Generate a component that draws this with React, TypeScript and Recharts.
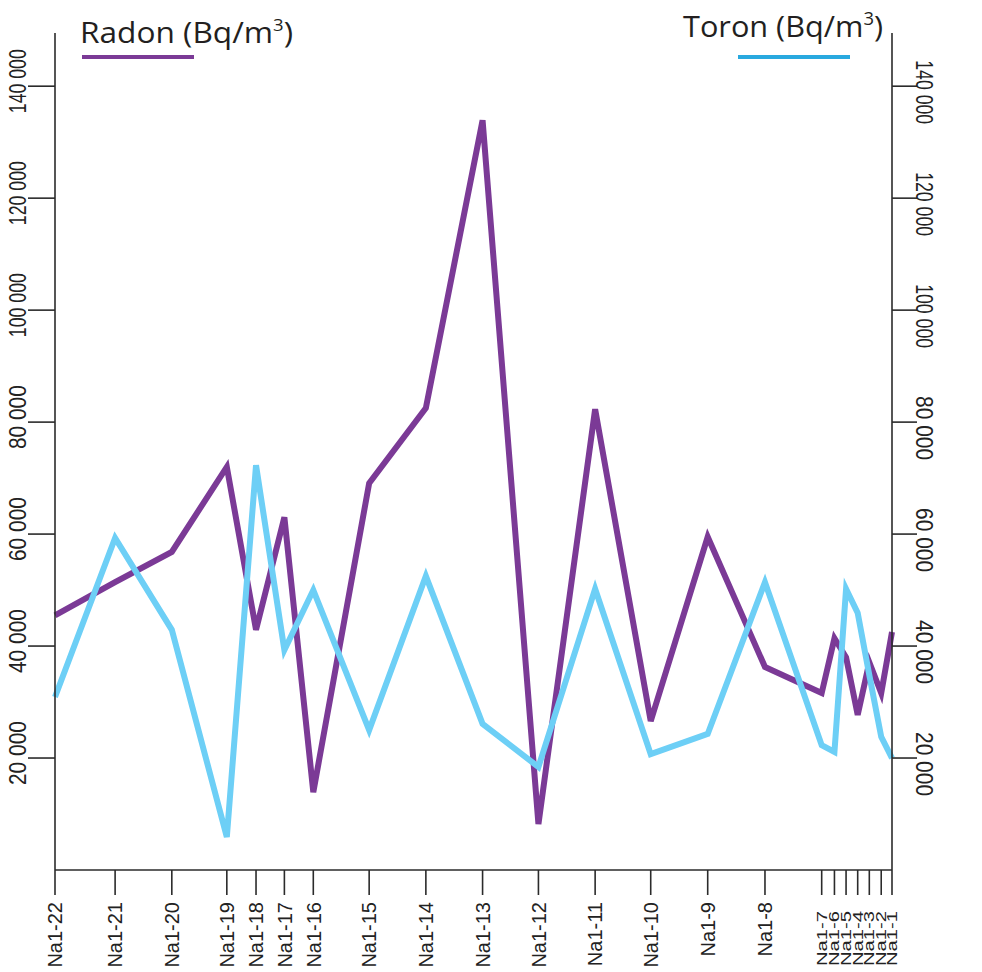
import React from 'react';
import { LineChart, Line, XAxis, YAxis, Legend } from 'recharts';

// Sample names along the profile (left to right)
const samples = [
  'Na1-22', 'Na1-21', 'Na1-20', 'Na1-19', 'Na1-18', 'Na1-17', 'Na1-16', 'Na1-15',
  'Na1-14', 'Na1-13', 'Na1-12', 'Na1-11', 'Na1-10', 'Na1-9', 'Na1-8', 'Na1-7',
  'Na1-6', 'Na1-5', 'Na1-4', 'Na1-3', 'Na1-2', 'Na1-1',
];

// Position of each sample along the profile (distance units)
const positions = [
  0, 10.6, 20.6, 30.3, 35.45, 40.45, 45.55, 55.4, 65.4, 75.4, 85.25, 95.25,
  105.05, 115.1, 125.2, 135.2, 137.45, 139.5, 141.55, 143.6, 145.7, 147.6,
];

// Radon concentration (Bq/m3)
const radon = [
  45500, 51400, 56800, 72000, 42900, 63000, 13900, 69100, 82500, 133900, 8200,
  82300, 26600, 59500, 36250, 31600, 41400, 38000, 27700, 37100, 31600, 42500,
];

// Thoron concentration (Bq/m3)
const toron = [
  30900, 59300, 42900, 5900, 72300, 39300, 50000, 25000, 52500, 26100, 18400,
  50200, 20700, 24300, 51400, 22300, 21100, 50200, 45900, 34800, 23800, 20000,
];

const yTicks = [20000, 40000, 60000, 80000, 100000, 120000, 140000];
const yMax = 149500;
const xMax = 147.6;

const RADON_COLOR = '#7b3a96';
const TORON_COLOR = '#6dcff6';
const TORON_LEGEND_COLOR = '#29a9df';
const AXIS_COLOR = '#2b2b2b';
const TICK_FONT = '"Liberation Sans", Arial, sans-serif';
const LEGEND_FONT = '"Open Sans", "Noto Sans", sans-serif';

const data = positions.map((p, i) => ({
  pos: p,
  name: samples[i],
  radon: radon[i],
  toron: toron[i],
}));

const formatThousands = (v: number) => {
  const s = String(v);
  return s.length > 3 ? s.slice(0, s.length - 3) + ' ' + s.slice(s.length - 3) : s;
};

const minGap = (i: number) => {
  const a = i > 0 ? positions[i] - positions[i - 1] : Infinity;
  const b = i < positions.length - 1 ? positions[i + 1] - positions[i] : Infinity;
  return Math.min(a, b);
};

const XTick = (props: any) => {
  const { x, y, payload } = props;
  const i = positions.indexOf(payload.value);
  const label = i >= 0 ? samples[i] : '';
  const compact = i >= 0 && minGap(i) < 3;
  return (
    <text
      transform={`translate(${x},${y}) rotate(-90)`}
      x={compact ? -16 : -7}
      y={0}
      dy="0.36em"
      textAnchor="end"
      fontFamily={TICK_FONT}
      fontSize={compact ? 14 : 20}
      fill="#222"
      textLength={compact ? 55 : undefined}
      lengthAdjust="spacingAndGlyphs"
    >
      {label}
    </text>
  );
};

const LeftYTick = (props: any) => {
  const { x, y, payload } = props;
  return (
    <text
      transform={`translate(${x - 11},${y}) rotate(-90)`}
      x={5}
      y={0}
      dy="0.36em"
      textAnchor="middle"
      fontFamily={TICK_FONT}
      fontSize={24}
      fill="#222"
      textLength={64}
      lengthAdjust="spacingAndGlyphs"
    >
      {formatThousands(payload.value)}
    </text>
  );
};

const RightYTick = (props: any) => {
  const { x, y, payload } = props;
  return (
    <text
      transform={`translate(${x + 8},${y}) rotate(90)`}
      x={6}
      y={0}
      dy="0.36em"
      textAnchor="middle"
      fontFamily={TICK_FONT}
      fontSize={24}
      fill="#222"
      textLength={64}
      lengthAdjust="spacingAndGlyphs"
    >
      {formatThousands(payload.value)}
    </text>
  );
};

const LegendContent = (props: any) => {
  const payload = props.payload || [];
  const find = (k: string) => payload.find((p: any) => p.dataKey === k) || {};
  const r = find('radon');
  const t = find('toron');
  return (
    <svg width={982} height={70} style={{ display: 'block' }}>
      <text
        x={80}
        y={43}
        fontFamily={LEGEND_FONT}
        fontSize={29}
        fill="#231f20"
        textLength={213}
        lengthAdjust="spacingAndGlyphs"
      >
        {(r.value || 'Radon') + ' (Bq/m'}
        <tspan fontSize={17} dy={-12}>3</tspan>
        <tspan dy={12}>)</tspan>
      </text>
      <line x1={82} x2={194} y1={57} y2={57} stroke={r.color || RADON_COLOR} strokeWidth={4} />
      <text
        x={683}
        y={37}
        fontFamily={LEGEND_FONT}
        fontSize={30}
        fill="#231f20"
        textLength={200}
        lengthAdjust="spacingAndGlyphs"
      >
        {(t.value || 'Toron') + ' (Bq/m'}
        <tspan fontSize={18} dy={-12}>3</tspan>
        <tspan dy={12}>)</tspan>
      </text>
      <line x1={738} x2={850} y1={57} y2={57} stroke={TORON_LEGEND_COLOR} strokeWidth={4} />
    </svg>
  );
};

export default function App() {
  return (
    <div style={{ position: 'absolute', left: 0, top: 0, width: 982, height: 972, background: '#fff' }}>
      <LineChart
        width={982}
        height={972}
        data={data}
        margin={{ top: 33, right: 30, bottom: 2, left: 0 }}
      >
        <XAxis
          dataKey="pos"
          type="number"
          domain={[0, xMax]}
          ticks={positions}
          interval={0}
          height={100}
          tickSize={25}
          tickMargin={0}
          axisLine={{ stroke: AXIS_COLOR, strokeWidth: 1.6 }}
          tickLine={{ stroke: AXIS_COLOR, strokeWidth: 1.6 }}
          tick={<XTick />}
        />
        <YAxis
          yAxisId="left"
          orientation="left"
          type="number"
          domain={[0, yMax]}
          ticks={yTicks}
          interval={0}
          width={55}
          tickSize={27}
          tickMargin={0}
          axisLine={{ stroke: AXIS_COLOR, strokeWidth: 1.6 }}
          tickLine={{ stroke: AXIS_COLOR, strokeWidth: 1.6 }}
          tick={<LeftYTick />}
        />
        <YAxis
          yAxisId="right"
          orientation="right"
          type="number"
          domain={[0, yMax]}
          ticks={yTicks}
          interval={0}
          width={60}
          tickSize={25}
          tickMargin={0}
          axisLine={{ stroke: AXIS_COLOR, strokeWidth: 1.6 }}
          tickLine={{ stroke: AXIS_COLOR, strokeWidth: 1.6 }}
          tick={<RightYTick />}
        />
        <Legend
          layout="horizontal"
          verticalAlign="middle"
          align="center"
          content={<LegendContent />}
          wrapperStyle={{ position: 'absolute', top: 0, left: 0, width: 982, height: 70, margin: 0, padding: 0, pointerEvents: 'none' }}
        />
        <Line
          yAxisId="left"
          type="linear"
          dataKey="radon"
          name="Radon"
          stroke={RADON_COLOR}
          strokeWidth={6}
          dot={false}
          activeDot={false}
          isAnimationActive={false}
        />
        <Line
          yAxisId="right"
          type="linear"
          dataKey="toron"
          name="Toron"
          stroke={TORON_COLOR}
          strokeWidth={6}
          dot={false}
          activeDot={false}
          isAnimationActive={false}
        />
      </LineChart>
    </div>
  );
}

━━━━━━

• [EXERCISE AIM]:
Return nothing but the lines running from the start of the data to the line with "XAxis, YAxis, Legend", please, both ends included and no pictures.

• [EXERCISE ANSWER]:
Generate a component that draws this with React, TypeScript and Recharts.
import React from 'react';
import { LineChart, Line, XAxis, YAxis, Legend } from 'recharts';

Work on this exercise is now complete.